Q4. What is the TDS rate under Section 194A for FY 2025-26?

For the financial year 2025-26, the TDS rate under Section 194A is 10% if PAN is furnished. If PAN is not provided to the payer (such as a bank or NBFC), the rate shoots up to 20%. These rates apply once the specified threshold for interest income is crossed.


Q5. What is the TDS threshold for senior citizens from April 2025?

Senior citizens enjoy a higher TDS exemption limit of ₹1,00,000 on interest income earned from banks, post offices, and cooperative societies. If the total interest crosses this threshold in a financial year, TDS under Section 194A becomes applicable, provided PAN is submitted.


Q6. Is TDS applicable on savings account interest?

No. Interest earned on savings accounts is not subject to TDS under Section 194A, regardless of the amount. However, this interest still needs to be disclosed in your income tax return under ‘Income from Other Sources’ and is taxable if your total income exceeds the exemption limit.


Q7. Can I claim a refund if excess TDS is deducted?

Yes. If TDS is deducted despite your total income being below the taxable limit—or deducted at a higher rate due to missed PAN or late Form 15G/15H submission—you can claim a refund by filing your ITR. The refund will be processed by the department after verifying your income details.


Q8. How can TaxBuddy help with Section 194A compliance?

TaxBuddy simplifies the complex process of TDS tracking and interest reporting. It syncs your interest data from multiple accounts, alerts you about potential mismatches, and ensures your ITR reflects accurate information. This reduces the chances of getting notices and helps you stay fully compliant under Section 194A.


Q9. Is it necessary to submit Form 15G/15H every year?

Yes, these forms are valid only for the financial year in which they are submitted.

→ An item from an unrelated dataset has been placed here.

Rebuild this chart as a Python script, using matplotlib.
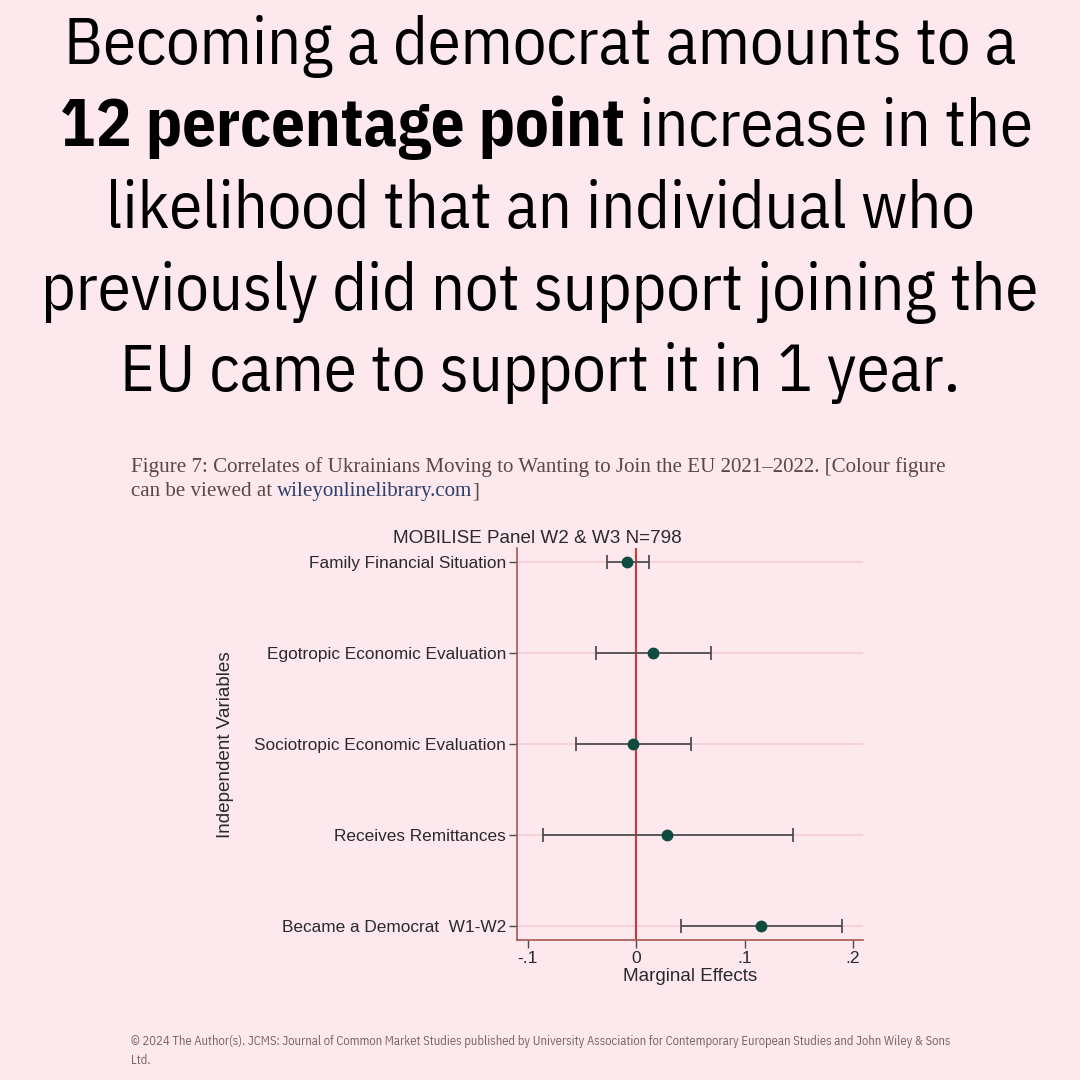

To avoid TDS in the next year, you need to submit a fresh Form 15G (for non-senior individuals) or Form 15H (for senior citizens) at the beginning of each new financial year to every payer.


Q10. Can one declaration (Form 15G/15H) cover all banks?

No. Form 15G or 15H must be submitted separately to each bank, NBFC, or financial institution from which you expect to earn interest income. The exemption applies individually, so missing out even one institution can result in TDS deduction from that source.


Q11. How do I check if TDS has been deducted correctly?

Visit the income tax portal and access your Form 26AS or Annual Information Statement (AIS). These documents provide a detailed report of all TDS deductions made in your name. Match this data with your bank interest certificates to ensure the amounts are reported correctly and reflect the right PAN.


Q12. What if I forgot to report interest income in my ITR?

If your filed return doesn’t match the information reported in Form 26AS or AIS, you may receive a notice under Section 143(1) or Section 139(9). In such cases, file a revised return with the corrected interest figures or respond to the notice through the e-proceedings section with the necessary explanations and proofs, like interest certificates.